The occasional moan about not being able to drink much and no longer enjoying social gatherings is belied by the frequency with which phrases like "Excellent party" and "Nice claret" round off the entries. The Journals, in the course of which their subject turns 80, are refreshingly free from ailments, though like Martin Amis, Powell has trouble with his teeth: "There is the business of the reconstruction of the lower jaw now in prospect." But not much is allowed to get in the way of the endless teas, dinners and luncheons.

Occasionally we get a phrase of exquisite precision and humour. The BAFTA offices in Piccadilly have "staircases going in all directions, like a stage set for a musical, or Aldwych farce, or the suites of rooms one wanders round in a dream". Asking if Malcolm Muggeridge is a humbug is "like asking if the actor who played Lear was really so old and upset". He is very funny on Larkin, "one of the most selfish men on earth", who "now spends all his time running up and down stairs with `plates of warmed- up spaghetti'. This should produce poems, one might think." He is amply possessed of a quality he praises in others: "a pleasant degree of malice about friends".

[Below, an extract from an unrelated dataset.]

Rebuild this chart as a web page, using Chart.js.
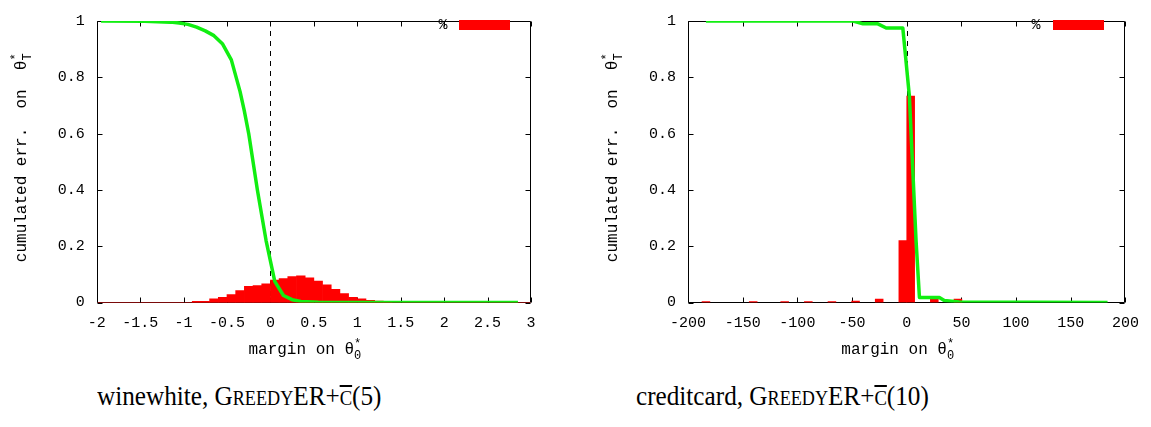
<!DOCTYPE html>
<html>
<head>
<meta charset="utf-8">
<script src="https://cdn.jsdelivr.net/npm/chart.js@4.4.0/dist/chart.umd.min.js"></script>
<style>
  html, body { margin: 0; padding: 0; background: #fff; }
  body { width: 1151px; height: 427px; position: relative; overflow: hidden; }
  .panel { position: absolute; top: 0; }
  .cap { position: absolute; top: 382px; font-family: "Liberation Serif", "Times New Roman", serif; font-size: 28px; line-height: 28px; color: #000; white-space: nowrap; transform: scaleX(0.9); transform-origin: 0 0; }
  .sc { font-size: 0.72em; }
  .ov { font-size: 0.74em; text-decoration: overline; text-decoration-thickness: 2px; }
</style>
</head>
<body>
<div class="panel" style="left:0;width:575px;height:370px"><canvas id="c1" width="575" height="370"></canvas></div>
<div class="panel" style="left:575px;width:576px;height:370px"><canvas id="c2" width="576" height="370"></canvas></div>
<div class="cap" style="left:97px">winewhite, G<span class="sc">REEDY</span>ER+<span class="ov">C</span>(5)</div>
<div class="cap" style="left:636px">creditcard, G<span class="sc">REEDY</span>ER+<span class="ov">C</span>(10)</div>
<script>
// ---------- data: winewhite ----------
const wineBinCenters = [-0.85,-0.75,-0.65,-0.55,-0.45,-0.35,-0.25,-0.15,-0.05,0.05,0.15,0.25,0.35,0.45,0.55,0.65,0.75,0.85,0.95,1.05,1.15,1.25,1.35];
const wineBinShare   = [0.004,0.004,0.013,0.018,0.028,0.042,0.057,0.060,0.066,0.080,0.085,0.092,0.095,0.088,0.076,0.063,0.047,0.032,0.018,0.013,0.008,0.005,0.002];
const wineCurveX = [-1.95,-1.45,-1.15,-1.05,-0.95,-0.85,-0.75,-0.65,-0.55,-0.45,-0.35,-0.30,-0.25,-0.15,-0.05,0.05,0.15,0.25,0.35,0.55,2.85];
const wineCurveY = [1.0,0.999,0.996,0.993,0.988,0.978,0.965,0.948,0.918,0.862,0.75,0.68,0.60,0.40,0.22,0.075,0.025,0.010,0.004,0.001,0.0];
const wineXTicks = {min:-2, max:3, step:0.5};

// ---------- data: creditcard ----------
const ccBinCenters = [-183.6,-140.4,-111.6,-90.0,-68.4,-46.8,-25.2,-3.6,3.6,25.2,46.8];
const ccBinShare   = [0.003,0.003,0.003,0.003,0.003,0.005,0.012,0.22,0.733,0.022,0.012];
const ccCurveX = [-183.6,-49,-40,-26.4,-18.8,-3.6,2.4,8.5,11.6,29.8,34.3,48,183.6];
const ccCurveY = [1.0,1.0,0.99,0.99,0.975,0.975,0.733,0.22,0.018,0.018,0.007,0.002,0.0];
const ccXTicks = {min:-200, max:200, step:50};

const yTicks = {min:0, max:1, step:0.2};
const legendLabel = '%';
const xTitle = {main:'margin on θ', sup:'*', sub:'0', size:16};
const yTitle = {main:'cumulated err.  on  θ', sup:'*', sub:'T', size:16};

const RED = '#ff0000';
const GREEN = '#11ee11';
const MONO = '"Liberation Mono", "Courier New", monospace';

function pairs(xs, ys){ return xs.map((x,i)=>({x:x, y:ys[i]})); }
const fmt = v => String(Number(Number(v).toFixed(2)));

const framePlugin = {
  id: 'frame',
  beforeDatasetsDraw(chart, args, o) {
    const {ctx, chartArea:a, scales:{x, y}} = chart;
    ctx.save();
    const zx = Math.round(x.getPixelForValue(0)) + 0.5;
    ctx.strokeStyle = '#000'; ctx.lineWidth = 1; ctx.setLineDash([5,5]);
    ctx.beginPath(); ctx.moveTo(zx, a.top); ctx.lineTo(zx, a.bottom); ctx.stroke();
    ctx.setLineDash([]);
    const L = Math.round(a.left)+0.5, R = Math.round(a.right)-0.5, T = Math.round(a.top)+0.5, B = Math.round(a.bottom)-0.5;
    ctx.strokeStyle = '#000'; ctx.lineWidth = 1;
    ctx.beginPath(); ctx.moveTo(L,B); ctx.lineTo(L,T); ctx.lineTo(R,T); ctx.lineTo(R,B); ctx.stroke();
    ctx.strokeStyle = o.baseColor || '#000';
    ctx.beginPath(); ctx.moveTo(L,B); ctx.lineTo(R,B); ctx.stroke();
    ctx.strokeStyle = '#000';
    const tl = 5;
    ctx.beginPath();
    x.ticks.forEach(t => {
      const px = Math.round(x.getPixelForValue(t.value)) + 0.5;
      ctx.moveTo(px, B); ctx.lineTo(px, B - tl);
      ctx.moveTo(px, T); ctx.lineTo(px, T + tl);
    });
    y.ticks.forEach(t => {
      const py = Math.round(y.getPixelForValue(t.value)) + 0.5;
      ctx.moveTo(L, py); ctx.lineTo(L + tl, py);
      ctx.moveTo(R, py); ctx.lineTo(R - tl, py);
    });
    ctx.stroke();
    ctx.restore();
  },
  afterDraw(chart, args, o) {
    const {ctx, chartArea:a} = chart;
    ctx.save();
    ctx.fillStyle = '#000';
    const lab = chart.data.datasets[0].label;
    ctx.font = '15px ' + MONO;
    ctx.textAlign = 'center'; ctx.textBaseline = 'middle';
    ctx.fillText(lab, o.legend.tx, o.legend.ty);
    ctx.fillStyle = chart.data.datasets[0].backgroundColor;
    ctx.fillRect(o.legend.bx, o.legend.by, o.legend.bw, o.legend.bh);
    ctx.fillStyle = '#000';
    const drawTitle = (t, cx, baseY) => {
      const ss = Math.round(t.size * 0.75);
      ctx.font = t.size + 'px ' + MONO;
      const mw = ctx.measureText(t.main).width;
      ctx.font = ss + 'px ' + MONO;
      const sw = Math.max(ctx.measureText(t.sup).width, ctx.measureText(t.sub).width);
      const x0 = cx - (mw + sw) / 2;
      ctx.textAlign = 'left'; ctx.textBaseline = 'alphabetic';
      ctx.font = t.size + 'px ' + MONO; ctx.fillText(t.main, x0, baseY);
      ctx.font = ss + 'px ' + MONO;
      ctx.fillText(t.sup, x0 + mw, baseY - 7);
      ctx.fillText(t.sub, x0 + mw, baseY + 5);
    };
    drawTitle(xTitle, (a.left + a.right) / 2 - 9, o.xTitleY);
    ctx.translate(o.yTitleX, (a.top + a.bottom) / 2 - 4);
    ctx.rotate(-Math.PI / 2);
    drawTitle(yTitle, 0, 0);
    ctx.restore();
  }
};

function makeChart(id, bins, shares, cx, cy, xt, padRight, yAxisW, legend, baseColor, yTitleX) {
  const tickFont = {family: MONO, size: 15};
  return new Chart(document.getElementById(id), {
    type: 'bar',
    data: {
      datasets: [
        {type:'bar', label: legendLabel, data: pairs(bins, shares), backgroundColor: RED, borderWidth: 0,
         barPercentage: 1, categoryPercentage: 1, order: 1},
        {type:'line', label:'cumulated', data: pairs(cx, cy), borderColor: GREEN, borderWidth: 3.5,
         pointRadius: 0, tension: 0, fill: false, order: 0, borderJoinStyle:'round'}
      ]
    },
    options: {
      responsive: false, animation: false, devicePixelRatio: 1,
      layout: {padding: {left: 0, right: padRight, top: 11, bottom: 0}},
      plugins: {legend: {display: false}, tooltip: {enabled: false},
        frame: {legend: legend, baseColor: baseColor, xTitleY: 354, yTitleX: yTitleX}},
      scales: {
        x: {type: 'linear', min: xt.min, max: xt.max, offset: false,
            ticks: {stepSize: xt.step, font: tickFont, color: '#000', padding: 12, maxRotation: 0, autoSkip: false, callback: fmt},
            grid: {display: false, drawTicks: false}, border: {display: false},
            afterFit: s => { s.height = 67.5; }},
        y: {type: 'linear', min: yTicks.min, max: yTicks.max,
            ticks: {stepSize: yTicks.step, font: tickFont, color: '#000', padding: 12, callback: fmt},
            grid: {display: false, drawTicks: false}, border: {display: false},
            afterFit: s => { s.width = yAxisW; }}
      }
    },
    plugins: [framePlugin]
  });
}

makeChart('c1', wineBinCenters, wineBinShare, wineCurveX, wineCurveY, wineXTicks, 44, 96.7,
  {tx: 443, ty: 25, bx: 459, by: 20, bw: 51, bh: 10}, '#7a0a0a', 26);
makeChart('c2', ccBinCenters, ccBinShare, ccCurveX, ccCurveY, ccXTicks, 24, 113,
  {tx: 461, ty: 25, bx: 478, by: 20, bw: 51, bh: 10}, '#000', 42);
</script>
</body>
</html>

On rereading Benjamin Robert Haydon's auto-biography he comments: "most of it immensely boring, but occasional flashes, like Keats not being sober for six weeks on end". When Powell's occasional flashes include the unlikely picture of Margaret Thatcher reading Apollinaire, and when, far from being immensely boring there is, on the contrary, a hoot of some sort on nearly every page, it's impossible finally to dislike the man or his Journals.

8 Anthony Powell's `Journals 1982-1986' are published by William Heinemann, £20.